> **Exercise**
Transcribe the listing that follows in full, omitting pictures.

> **Dataset content**
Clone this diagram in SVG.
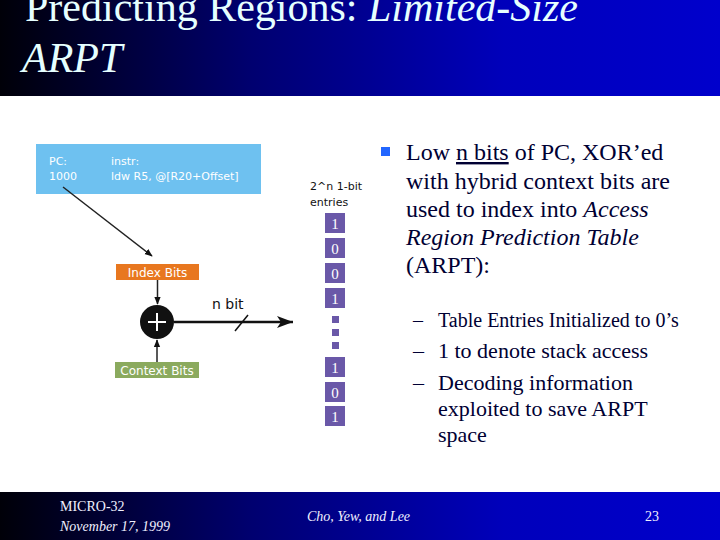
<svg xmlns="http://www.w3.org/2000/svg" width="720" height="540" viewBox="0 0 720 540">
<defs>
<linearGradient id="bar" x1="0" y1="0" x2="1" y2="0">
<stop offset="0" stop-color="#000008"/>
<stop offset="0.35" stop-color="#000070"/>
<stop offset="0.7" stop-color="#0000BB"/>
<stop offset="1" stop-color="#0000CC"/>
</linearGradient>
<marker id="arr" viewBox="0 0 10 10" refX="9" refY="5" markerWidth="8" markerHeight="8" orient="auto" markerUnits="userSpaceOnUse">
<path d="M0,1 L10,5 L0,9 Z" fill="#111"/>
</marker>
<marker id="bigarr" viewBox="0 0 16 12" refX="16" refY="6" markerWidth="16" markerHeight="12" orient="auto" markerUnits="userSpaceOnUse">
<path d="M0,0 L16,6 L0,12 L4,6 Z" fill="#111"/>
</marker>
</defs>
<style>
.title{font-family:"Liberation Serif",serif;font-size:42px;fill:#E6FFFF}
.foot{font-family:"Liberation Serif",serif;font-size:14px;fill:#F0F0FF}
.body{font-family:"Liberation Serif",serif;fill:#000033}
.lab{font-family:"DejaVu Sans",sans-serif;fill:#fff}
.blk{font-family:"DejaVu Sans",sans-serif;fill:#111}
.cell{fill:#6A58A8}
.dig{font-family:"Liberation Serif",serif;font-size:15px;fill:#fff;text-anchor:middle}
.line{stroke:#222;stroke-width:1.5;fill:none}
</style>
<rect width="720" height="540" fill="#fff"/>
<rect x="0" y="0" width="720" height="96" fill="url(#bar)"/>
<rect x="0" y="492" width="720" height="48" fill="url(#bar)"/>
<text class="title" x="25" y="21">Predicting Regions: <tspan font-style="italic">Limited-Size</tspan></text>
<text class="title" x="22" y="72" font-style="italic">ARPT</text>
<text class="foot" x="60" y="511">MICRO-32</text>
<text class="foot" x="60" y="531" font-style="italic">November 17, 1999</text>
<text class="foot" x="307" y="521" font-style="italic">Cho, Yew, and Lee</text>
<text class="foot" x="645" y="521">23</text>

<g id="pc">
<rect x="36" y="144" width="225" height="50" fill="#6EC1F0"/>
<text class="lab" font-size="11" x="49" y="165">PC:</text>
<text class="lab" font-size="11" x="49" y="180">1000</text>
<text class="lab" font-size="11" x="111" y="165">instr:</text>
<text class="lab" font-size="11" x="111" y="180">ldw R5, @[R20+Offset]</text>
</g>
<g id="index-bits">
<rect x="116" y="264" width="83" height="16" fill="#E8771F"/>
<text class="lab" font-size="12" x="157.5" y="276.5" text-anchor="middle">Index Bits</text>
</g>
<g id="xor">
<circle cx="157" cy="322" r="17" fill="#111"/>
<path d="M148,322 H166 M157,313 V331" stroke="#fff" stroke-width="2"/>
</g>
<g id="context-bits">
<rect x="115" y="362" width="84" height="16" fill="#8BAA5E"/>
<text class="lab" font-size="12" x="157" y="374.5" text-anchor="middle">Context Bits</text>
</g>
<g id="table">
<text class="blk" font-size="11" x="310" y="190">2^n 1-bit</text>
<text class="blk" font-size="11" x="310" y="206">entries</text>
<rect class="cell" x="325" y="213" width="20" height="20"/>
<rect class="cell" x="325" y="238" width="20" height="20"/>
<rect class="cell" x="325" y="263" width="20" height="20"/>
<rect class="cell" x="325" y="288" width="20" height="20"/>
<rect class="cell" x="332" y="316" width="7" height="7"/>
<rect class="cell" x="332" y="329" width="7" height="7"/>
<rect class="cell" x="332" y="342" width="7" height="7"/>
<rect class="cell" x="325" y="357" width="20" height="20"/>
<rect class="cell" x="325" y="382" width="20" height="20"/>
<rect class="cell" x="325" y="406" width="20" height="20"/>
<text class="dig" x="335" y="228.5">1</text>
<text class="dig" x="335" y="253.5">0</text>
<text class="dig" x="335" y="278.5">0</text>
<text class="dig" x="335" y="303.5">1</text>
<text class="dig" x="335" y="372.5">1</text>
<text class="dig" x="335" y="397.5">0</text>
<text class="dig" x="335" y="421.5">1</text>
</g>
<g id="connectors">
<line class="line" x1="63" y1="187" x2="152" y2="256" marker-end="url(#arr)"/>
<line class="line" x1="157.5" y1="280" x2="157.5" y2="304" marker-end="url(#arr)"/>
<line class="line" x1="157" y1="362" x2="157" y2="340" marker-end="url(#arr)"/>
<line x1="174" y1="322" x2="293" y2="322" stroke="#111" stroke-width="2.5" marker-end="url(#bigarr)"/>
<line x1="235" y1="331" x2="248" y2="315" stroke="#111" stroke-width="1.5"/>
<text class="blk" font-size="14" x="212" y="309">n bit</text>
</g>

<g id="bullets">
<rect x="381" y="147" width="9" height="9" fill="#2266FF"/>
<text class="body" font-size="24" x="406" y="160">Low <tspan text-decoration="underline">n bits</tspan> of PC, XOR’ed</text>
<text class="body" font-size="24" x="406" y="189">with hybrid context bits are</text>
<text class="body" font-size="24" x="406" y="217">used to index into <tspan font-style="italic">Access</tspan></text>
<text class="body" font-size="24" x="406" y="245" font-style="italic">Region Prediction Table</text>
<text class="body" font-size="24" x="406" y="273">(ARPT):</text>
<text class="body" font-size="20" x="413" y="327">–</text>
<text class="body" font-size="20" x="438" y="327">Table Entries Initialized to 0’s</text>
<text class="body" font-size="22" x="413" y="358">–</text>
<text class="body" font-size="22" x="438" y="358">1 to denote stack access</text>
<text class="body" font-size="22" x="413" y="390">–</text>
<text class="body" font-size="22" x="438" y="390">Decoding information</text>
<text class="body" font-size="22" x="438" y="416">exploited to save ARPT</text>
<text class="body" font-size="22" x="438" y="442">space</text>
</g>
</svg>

> **Task output**
Clone this diagram in SVG.
<svg xmlns="http://www.w3.org/2000/svg" width="720" height="540" viewBox="0 0 720 540">
<defs>
<linearGradient id="bar" x1="0" y1="0" x2="1" y2="0">
<stop offset="0" stop-color="#000008"/>
<stop offset="0.35" stop-color="#000070"/>
<stop offset="0.7" stop-color="#0000BB"/>
<stop offset="1" stop-color="#0000CC"/>
</linearGradient>
<marker id="arr" viewBox="0 0 10 10" refX="9" refY="5" markerWidth="8" markerHeight="8" orient="auto" markerUnits="userSpaceOnUse">
<path d="M0,1 L10,5 L0,9 Z" fill="#111"/>
</marker>
<marker id="bigarr" viewBox="0 0 16 12" refX="16" refY="6" markerWidth="16" markerHeight="12" orient="auto" markerUnits="userSpaceOnUse">
<path d="M0,0 L16,6 L0,12 L4,6 Z" fill="#111"/>
</marker>
</defs>
<style>
.title{font-family:"Liberation Serif",serif;font-size:42px;fill:#E6FFFF}
.foot{font-family:"Liberation Serif",serif;font-size:14px;fill:#F0F0FF}
.body{font-family:"Liberation Serif",serif;fill:#000033}
.lab{font-family:"DejaVu Sans",sans-serif;fill:#fff}
.blk{font-family:"DejaVu Sans",sans-serif;fill:#111}
.cell{fill:#6A58A8}
.dig{font-family:"Liberation Serif",serif;font-size:15px;fill:#fff;text-anchor:middle}
.line{stroke:#222;stroke-width:1.5;fill:none}
</style>
<rect width="720" height="540" fill="#fff"/>
<rect x="0" y="0" width="720" height="96" fill="url(#bar)"/>
<rect x="0" y="492" width="720" height="48" fill="url(#bar)"/>
<text class="title" x="25" y="21">Predicting Regions: <tspan font-style="italic">Limited-Size</tspan></text>
<text class="title" x="22" y="72" font-style="italic">ARPT</text>
<text class="foot" x="60" y="511">MICRO-32</text>
<text class="foot" x="60" y="531" font-style="italic">November 17, 1999</text>
<text class="foot" x="307" y="521" font-style="italic">Cho, Yew, and Lee</text>
<text class="foot" x="645" y="521">23</text>

<g id="pc">
<rect x="36" y="144" width="225" height="50" fill="#6EC1F0"/>
<text class="lab" font-size="11" x="49" y="165">PC:</text>
<text class="lab" font-size="11" x="49" y="180">1000</text>
<text class="lab" font-size="11" x="111" y="165">instr:</text>
<text class="lab" font-size="11" x="111" y="180">ldw R5, @[R20+Offset]</text>
</g>
<g id="index-bits">
<rect x="116" y="264" width="83" height="16" fill="#E8771F"/>
<text class="lab" font-size="12" x="157.5" y="276.5" text-anchor="middle">Index Bits</text>
</g>
<g id="xor">
<circle cx="157" cy="322" r="17" fill="#111"/>
<path d="M148,322 H166 M157,313 V331" stroke="#fff" stroke-width="2"/>
</g>
<g id="context-bits">
<rect x="115" y="362" width="84" height="16" fill="#8BAA5E"/>
<text class="lab" font-size="12" x="157" y="374.5" text-anchor="middle">Context Bits</text>
</g>
<g id="table">
<text class="blk" font-size="11" x="310" y="190">2^n 1-bit</text>
<text class="blk" font-size="11" x="310" y="206">entries</text>
<rect class="cell" x="325" y="213" width="20" height="20"/>
<rect class="cell" x="325" y="238" width="20" height="20"/>
<rect class="cell" x="325" y="263" width="20" height="20"/>
<rect class="cell" x="325" y="288" width="20" height="20"/>
<rect class="cell" x="332" y="316" width="7" height="7"/>
<rect class="cell" x="332" y="329" width="7" height="7"/>
<rect class="cell" x="332" y="342" width="7" height="7"/>
<rect class="cell" x="325" y="357" width="20" height="20"/>
<rect class="cell" x="325" y="382" width="20" height="20"/>
<rect class="cell" x="325" y="406" width="20" height="20"/>
<text class="dig" x="335" y="228.5">1</text>
<text class="dig" x="335" y="253.5">0</text>
<text class="dig" x="335" y="278.5">0</text>
<text class="dig" x="335" y="303.5">1</text>
<text class="dig" x="335" y="372.5">1</text>
<text class="dig" x="335" y="397.5">0</text>
<text class="dig" x="335" y="421.5">1</text>
</g>
<g id="connectors">
<line class="line" x1="63" y1="187" x2="152" y2="256" marker-end="url(#arr)"/>
<line class="line" x1="157.5" y1="280" x2="157.5" y2="304" marker-end="url(#arr)"/>
<line class="line" x1="157" y1="362" x2="157" y2="340" marker-end="url(#arr)"/>
<line x1="174" y1="322" x2="293" y2="322" stroke="#111" stroke-width="2.5" marker-end="url(#bigarr)"/>
<line x1="235" y1="331" x2="248" y2="315" stroke="#111" stroke-width="1.5"/>
<text class="blk" font-size="14" x="212" y="309">n bit</text>
</g>

<g id="bullets">
<rect x="381" y="147" width="9" height="9" fill="#2266FF"/>
<text class="body" font-size="24" x="406" y="160">Low <tspan text-decoration="underline">n bits</tspan> of PC, XOR’ed</text>
<text class="body" font-size="24" x="406" y="189">with hybrid context bits are</text>
<text class="body" font-size="24" x="406" y="217">used to index into <tspan font-style="italic">Access</tspan></text>
<text class="body" font-size="24" x="406" y="245" font-style="italic">Region Prediction Table</text>
<text class="body" font-size="24" x="406" y="273">(ARPT):</text>
<text class="body" font-size="20" x="413" y="327">–</text>
<text class="body" font-size="20" x="438" y="327">Table Entries Initialized to 0’s</text>
<text class="body" font-size="22" x="413" y="358">–</text>
<text class="body" font-size="22" x="438" y="358">1 to denote stack access</text>
<text class="body" font-size="22" x="413" y="390">–</text>
<text class="body" font-size="22" x="438" y="390">Decoding information</text>
<text class="body" font-size="22" x="438" y="416">exploited to save ARPT</text>
<text class="body" font-size="22" x="438" y="442">space</text>
</g>
</svg>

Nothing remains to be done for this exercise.